D'où l'intérêt de Biomass : avec ses instruments, il va mesurer les surfaces précises occupée par les différents types de végétaux (forêts primaires, secondaires), leurs densités, et l'impact de l'homme sur ces espaces (déforestation, appauvrissement des sols), pour mieux comprendre le cycle du carbone.
Pour se faire, le satellite est équipé d'un radar d'une qualité exceptionnelle : le radar à synthèse d'ouverture (RSO), capable de cartographier, en 3D ou en 2D, les environnements à étudier. Le RSO se base sur l'interférométrie et la polarimétrie.

L'interférométrie est une technique qui, à partir d'une source de lumière divisée par des miroirs puis réunie de nouveau va permettre d'obtenir plus de données qu'en une seule image. La polarimétrie va, elle, servir à caractériser l'objet qui réfléchit le rayon polarisé envoyé par le radar. Lorsqu'un rayon de lumière est émis par une source vers un objet, cet objet va absorber une partie de la lumière et en renvoyer une autre partie : cette autre partie, récupérée par le radar, va donner une information sur le type de surface de l'objet (feuille, type de sol, etc).

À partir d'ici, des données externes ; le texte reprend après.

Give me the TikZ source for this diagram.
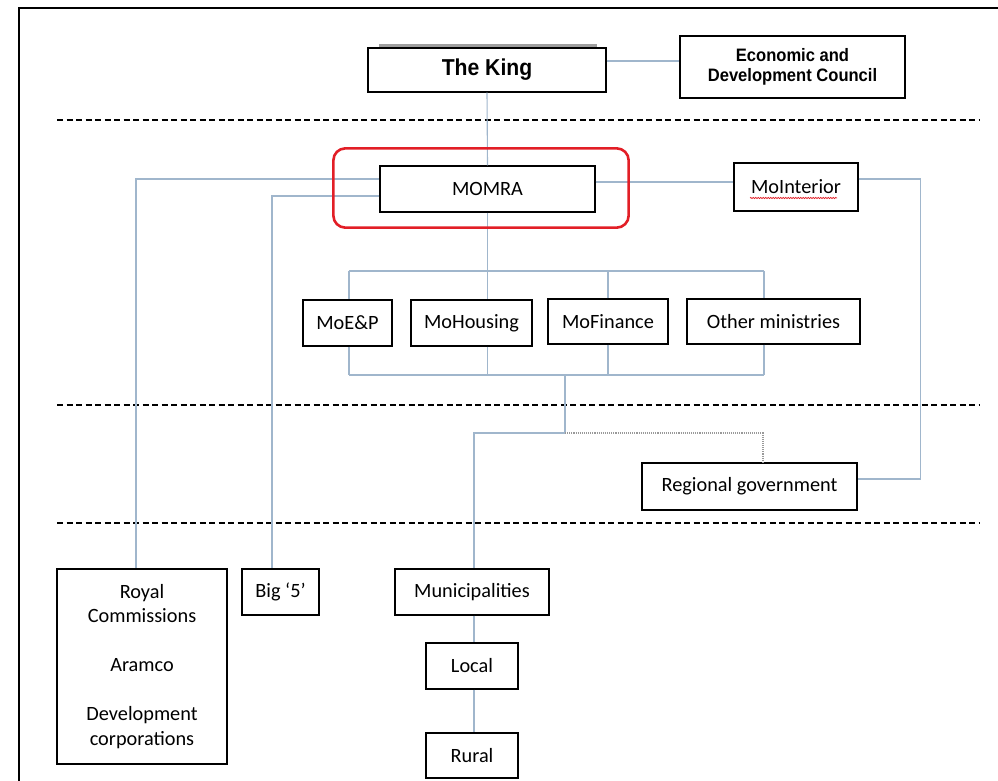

Les applications concrètes
Deux fois par an, Biomass, équipé de son RSO, va obtenir des informations sur une même surface. Ainsi, il va être possible d'étudier l'évolution de cette surface, si sa densité a changé, si sa surface a réduit, augmenté, la hauteur d'une forêt... On sera ainsi à même de déduire de ces données la quantité totale de carbone stockée par les forêts, développant ainsi l'exactitude de notre quantification du cycle du carbone.

Outre cet intérêt scientifique, l'Esa n'exclut pas que ses données pourraient également être un jour utilisées pour surveiller les pratiques d'entreprises ou d'États peu scrupuleux. En effet, en repassant plusieurs fois sur la même surface, deux fois par an, il va être possible de surveiller la déforestation.